AIM OF THE EXERCISE: Repeat the listing in full, exactly as it stands.
"""
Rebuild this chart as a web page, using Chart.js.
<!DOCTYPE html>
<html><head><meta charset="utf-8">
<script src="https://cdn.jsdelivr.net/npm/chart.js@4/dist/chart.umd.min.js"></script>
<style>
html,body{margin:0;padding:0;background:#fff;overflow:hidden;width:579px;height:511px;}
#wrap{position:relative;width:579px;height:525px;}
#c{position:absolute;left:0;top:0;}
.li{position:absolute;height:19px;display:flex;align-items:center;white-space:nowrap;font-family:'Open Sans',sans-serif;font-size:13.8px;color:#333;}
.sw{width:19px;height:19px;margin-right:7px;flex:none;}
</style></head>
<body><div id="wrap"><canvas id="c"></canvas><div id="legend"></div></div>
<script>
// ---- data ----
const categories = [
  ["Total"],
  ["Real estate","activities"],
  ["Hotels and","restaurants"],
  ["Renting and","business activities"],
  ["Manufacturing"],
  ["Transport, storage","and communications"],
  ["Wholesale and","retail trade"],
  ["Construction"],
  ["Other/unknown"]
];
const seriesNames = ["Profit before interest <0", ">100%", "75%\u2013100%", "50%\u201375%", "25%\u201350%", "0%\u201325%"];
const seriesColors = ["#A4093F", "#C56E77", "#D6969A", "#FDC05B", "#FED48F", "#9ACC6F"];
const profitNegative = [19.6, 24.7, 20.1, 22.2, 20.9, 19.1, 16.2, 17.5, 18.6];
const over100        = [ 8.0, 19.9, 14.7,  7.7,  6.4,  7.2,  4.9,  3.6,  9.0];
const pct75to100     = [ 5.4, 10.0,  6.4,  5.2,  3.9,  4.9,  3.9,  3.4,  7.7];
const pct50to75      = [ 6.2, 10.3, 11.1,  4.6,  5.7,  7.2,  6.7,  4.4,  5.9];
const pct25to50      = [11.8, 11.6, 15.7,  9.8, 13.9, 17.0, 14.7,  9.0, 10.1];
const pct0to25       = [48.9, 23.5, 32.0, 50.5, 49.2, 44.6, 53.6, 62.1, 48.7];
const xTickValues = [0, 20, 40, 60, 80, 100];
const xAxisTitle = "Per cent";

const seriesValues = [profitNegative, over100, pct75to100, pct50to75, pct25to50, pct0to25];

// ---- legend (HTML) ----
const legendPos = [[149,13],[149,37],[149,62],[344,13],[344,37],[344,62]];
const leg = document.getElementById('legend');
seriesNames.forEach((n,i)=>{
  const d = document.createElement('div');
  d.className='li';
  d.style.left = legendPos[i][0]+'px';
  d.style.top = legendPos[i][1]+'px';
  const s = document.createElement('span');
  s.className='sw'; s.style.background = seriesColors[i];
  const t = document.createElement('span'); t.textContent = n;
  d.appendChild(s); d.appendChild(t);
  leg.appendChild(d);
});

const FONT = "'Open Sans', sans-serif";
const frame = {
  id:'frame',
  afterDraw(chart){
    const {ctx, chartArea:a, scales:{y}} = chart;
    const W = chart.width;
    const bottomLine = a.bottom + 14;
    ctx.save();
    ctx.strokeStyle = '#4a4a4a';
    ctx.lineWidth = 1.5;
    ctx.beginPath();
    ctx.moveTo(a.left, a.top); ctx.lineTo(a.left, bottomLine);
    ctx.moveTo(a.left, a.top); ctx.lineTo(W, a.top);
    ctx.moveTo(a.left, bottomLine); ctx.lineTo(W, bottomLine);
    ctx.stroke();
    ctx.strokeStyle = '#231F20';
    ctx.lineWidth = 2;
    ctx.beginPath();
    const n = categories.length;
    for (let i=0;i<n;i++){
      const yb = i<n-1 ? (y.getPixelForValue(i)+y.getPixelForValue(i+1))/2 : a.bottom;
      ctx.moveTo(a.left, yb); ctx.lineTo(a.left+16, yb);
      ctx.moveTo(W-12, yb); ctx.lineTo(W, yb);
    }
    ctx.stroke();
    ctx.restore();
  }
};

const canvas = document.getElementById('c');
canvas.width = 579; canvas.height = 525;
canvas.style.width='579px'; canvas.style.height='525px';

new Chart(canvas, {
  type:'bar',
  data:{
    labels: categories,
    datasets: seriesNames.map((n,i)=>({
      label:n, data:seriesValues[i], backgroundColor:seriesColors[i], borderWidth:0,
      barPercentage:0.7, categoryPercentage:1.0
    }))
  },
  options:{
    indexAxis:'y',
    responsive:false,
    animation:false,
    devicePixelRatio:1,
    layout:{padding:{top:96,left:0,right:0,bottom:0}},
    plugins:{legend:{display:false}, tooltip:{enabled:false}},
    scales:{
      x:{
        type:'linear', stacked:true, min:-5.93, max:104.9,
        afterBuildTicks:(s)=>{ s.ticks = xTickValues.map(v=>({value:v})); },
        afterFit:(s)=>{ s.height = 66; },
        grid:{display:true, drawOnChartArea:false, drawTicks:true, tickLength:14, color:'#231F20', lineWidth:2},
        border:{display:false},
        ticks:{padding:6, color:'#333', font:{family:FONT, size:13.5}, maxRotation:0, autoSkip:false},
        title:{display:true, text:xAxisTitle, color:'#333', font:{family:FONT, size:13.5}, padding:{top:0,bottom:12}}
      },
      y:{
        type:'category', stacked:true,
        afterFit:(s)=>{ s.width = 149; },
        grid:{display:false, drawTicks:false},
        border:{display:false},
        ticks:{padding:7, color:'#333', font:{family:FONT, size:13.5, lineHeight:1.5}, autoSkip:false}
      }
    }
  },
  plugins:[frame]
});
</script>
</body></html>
"""
SOLUTION TO THIS EXERCISE:
Rebuild this chart as a web page, using Chart.js.
<!DOCTYPE html>
<html><head><meta charset="utf-8">
<script src="https://cdn.jsdelivr.net/npm/chart.js@4/dist/chart.umd.min.js"></script>
<style>
html,body{margin:0;padding:0;background:#fff;overflow:hidden;width:579px;height:511px;}
#wrap{position:relative;width:579px;height:525px;}
#c{position:absolute;left:0;top:0;}
.li{position:absolute;height:19px;display:flex;align-items:center;white-space:nowrap;font-family:'Open Sans',sans-serif;font-size:13.8px;color:#333;}
.sw{width:19px;height:19px;margin-right:7px;flex:none;}
</style></head>
<body><div id="wrap"><canvas id="c"></canvas><div id="legend"></div></div>
<script>
// ---- data ----
const categories = [
  ["Total"],
  ["Real estate","activities"],
  ["Hotels and","restaurants"],
  ["Renting and","business activities"],
  ["Manufacturing"],
  ["Transport, storage","and communications"],
  ["Wholesale and","retail trade"],
  ["Construction"],
  ["Other/unknown"]
];
const seriesNames = ["Profit before interest <0", ">100%", "75%\u2013100%", "50%\u201375%", "25%\u201350%", "0%\u201325%"];
const seriesColors = ["#A4093F", "#C56E77", "#D6969A", "#FDC05B", "#FED48F", "#9ACC6F"];
const profitNegative = [19.6, 24.7, 20.1, 22.2, 20.9, 19.1, 16.2, 17.5, 18.6];
const over100        = [ 8.0, 19.9, 14.7,  7.7,  6.4,  7.2,  4.9,  3.6,  9.0];
const pct75to100     = [ 5.4, 10.0,  6.4,  5.2,  3.9,  4.9,  3.9,  3.4,  7.7];
const pct50to75      = [ 6.2, 10.3, 11.1,  4.6,  5.7,  7.2,  6.7,  4.4,  5.9];
const pct25to50      = [11.8, 11.6, 15.7,  9.8, 13.9, 17.0, 14.7,  9.0, 10.1];
const pct0to25       = [48.9, 23.5, 32.0, 50.5, 49.2, 44.6, 53.6, 62.1, 48.7];
const xTickValues = [0, 20, 40, 60, 80, 100];
const xAxisTitle = "Per cent";

const seriesValues = [profitNegative, over100, pct75to100, pct50to75, pct25to50, pct0to25];

// ---- legend (HTML) ----
const legendPos = [[149,13],[149,37],[149,62],[344,13],[344,37],[344,62]];
const leg = document.getElementById('legend');
seriesNames.forEach((n,i)=>{
  const d = document.createElement('div');
  d.className='li';
  d.style.left = legendPos[i][0]+'px';
  d.style.top = legendPos[i][1]+'px';
  const s = document.createElement('span');
  s.className='sw'; s.style.background = seriesColors[i];
  const t = document.createElement('span'); t.textContent = n;
  d.appendChild(s); d.appendChild(t);
  leg.appendChild(d);
});

const FONT = "'Open Sans', sans-serif";
const frame = {
  id:'frame',
  afterDraw(chart){
    const {ctx, chartArea:a, scales:{y}} = chart;
    const W = chart.width;
    const bottomLine = a.bottom + 14;
    ctx.save();
    ctx.strokeStyle = '#4a4a4a';
    ctx.lineWidth = 1.5;
    ctx.beginPath();
    ctx.moveTo(a.left, a.top); ctx.lineTo(a.left, bottomLine);
    ctx.moveTo(a.left, a.top); ctx.lineTo(W, a.top);
    ctx.moveTo(a.left, bottomLine); ctx.lineTo(W, bottomLine);
    ctx.stroke();
    ctx.strokeStyle = '#231F20';
    ctx.lineWidth = 2;
    ctx.beginPath();
    const n = categories.length;
    for (let i=0;i<n;i++){
      const yb = i<n-1 ? (y.getPixelForValue(i)+y.getPixelForValue(i+1))/2 : a.bottom;
      ctx.moveTo(a.left, yb); ctx.lineTo(a.left+16, yb);
      ctx.moveTo(W-12, yb); ctx.lineTo(W, yb);
    }
    ctx.stroke();
    ctx.restore();
  }
};

const canvas = document.getElementById('c');
canvas.width = 579; canvas.height = 525;
canvas.style.width='579px'; canvas.style.height='525px';

new Chart(canvas, {
  type:'bar',
  data:{
    labels: categories,
    datasets: seriesNames.map((n,i)=>({
      label:n, data:seriesValues[i], backgroundColor:seriesColors[i], borderWidth:0,
      barPercentage:0.7, categoryPercentage:1.0
    }))
  },
  options:{
    indexAxis:'y',
    responsive:false,
    animation:false,
    devicePixelRatio:1,
    layout:{padding:{top:96,left:0,right:0,bottom:0}},
    plugins:{legend:{display:false}, tooltip:{enabled:false}},
    scales:{
      x:{
        type:'linear', stacked:true, min:-5.93, max:104.9,
        afterBuildTicks:(s)=>{ s.ticks = xTickValues.map(v=>({value:v})); },
        afterFit:(s)=>{ s.height = 66; },
        grid:{display:true, drawOnChartArea:false, drawTicks:true, tickLength:14, color:'#231F20', lineWidth:2},
        border:{display:false},
        ticks:{padding:6, color:'#333', font:{family:FONT, size:13.5}, maxRotation:0, autoSkip:false},
        title:{display:true, text:xAxisTitle, color:'#333', font:{family:FONT, size:13.5}, padding:{top:0,bottom:12}}
      },
      y:{
        type:'category', stacked:true,
        afterFit:(s)=>{ s.width = 149; },
        grid:{display:false, drawTicks:false},
        border:{display:false},
        ticks:{padding:7, color:'#333', font:{family:FONT, size:13.5, lineHeight:1.5}, autoSkip:false}
      }
    }
  },
  plugins:[frame]
});
</script>
</body></html>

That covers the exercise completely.